Before the financial crisis, less than two thirds of housing loan approvals were soaked up by the four major banks (NAB, Commonwealth, ANZ and Westpac). Today, the figure is very close to four-fifths.
Therefore, our major banks have a very significant exposure to residential property. So what if China’s growth story stalls and house prices drop?
This tends to matter less to individuals with a long-term outlook. Even if you buy at the peak of a boom, most property owners put down a reasonable deposit and most property owners tend to look at property as a long-term venture, allowing the cycle time to return to growth.
For banks though, with billions on their balance sheets, it can be a major problem if asset values are severely impacted by a downturn.
Without getting bogged down in the legislation, BASEL III is a global regulatory standard (covering capital adequacy, stress testing and liquidity measures) which is to be implemented globally in the next half decade or so.
The standard mandates that, among other restrictions, banks’ leverage ratio should be capped at 33 times. Other restrictions are suggested including the amount of capital that banks must hold.
The good news is that Australia’s banks by and large are close to complying with most of the requirements of BASEL III. The bad news is that 33 times is still one heck of a big leverage ratio!
The implicit guarantee
Those with a passing interest in economic history will know that Karl Marx and Austrian Marxist Joseph Schumpeter famously discussed the idea of ‘creative destruction’ or ‘Schumpeter’s gale’ in the capitalist economy.
Later the term was somewhat twisted and popularised by free-market economists who suggested that just as species adapt and thrive through survival of the fittest, so it should be for companies.
Well, it doesn’t quite work that way now. The big four banks benefit from an implicit government guarantee that they will be bailed out should they so require.
In fact, in 2008, Kevin Rudd’s government placed a ban on short-selling, ostensibly to shore up the overall share market, but the word on the street at that time was that the ban was put in place to support the ailing fortunes of Macquarie Bank. So perhaps the guarantee runs wider than the big four banks?
Indeed, in the US, the government guarantee even ran outside the financial institutions, with taxpayers 'generously' bailing out the failed General Motors company.
3 reasons that the big banks can get bigger
The implicit guarantee can easily cause the big banks to get bigger for 3 reasons:
i)              A bank which is guaranteed can borrow more – counter-parties and creditors feel comforted by the guarantee

ii)             The bank is incentivised to take on more risk as its downside is protected

iii)            If the bank gets bigger, its implicit guarantee becomes ever more certain – they will certainly become “too big to fail”!
2 ways to profit from the banks
While interest rates low, there are two main ways in which average investors can profit from the big 4’s oligopoly.
Firstly, you can buy shares in the banks and enjoy a generous dividend stream. Each of the big four banks pay a strong dividend to return excess cash back to shareholders and consequently the sector pays materially higher dividends than the market at large.
Short-term capital growth prospects are a little less clear as the graph below perhaps implies (Aussie banks are among the most expensive globally on a price-to-book basis, which is reflective as much of dreadful confidence levels in banks elsewhere as strong confidence in Australian banks, it has to be said), but over the long term shareholders also have the opportunity to participate in upside as the banks grow.
If this is to be your approach, remember the old adage – don’t put all of your eggs in one basket. Some diversification is preferable and strongly advisable.

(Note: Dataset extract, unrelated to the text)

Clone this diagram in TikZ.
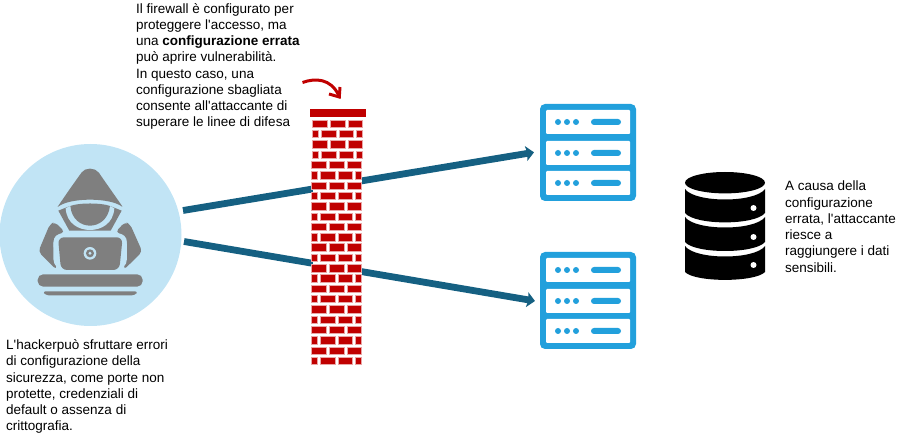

Secondly, we can use the banks’ capital in order to invest in residential property.
At the time of writing the major banks have standard variable rates that vary from around 6.58% to 6.71%, which is very cheap on a historical basis.
Property markets were weak through 2011 and early 2012, so counter-cyclical investors are circling to seek out bargains.
3 year fixed mortgage rates are available lower still. Savvy investors will shop around and negotiate for the best deal.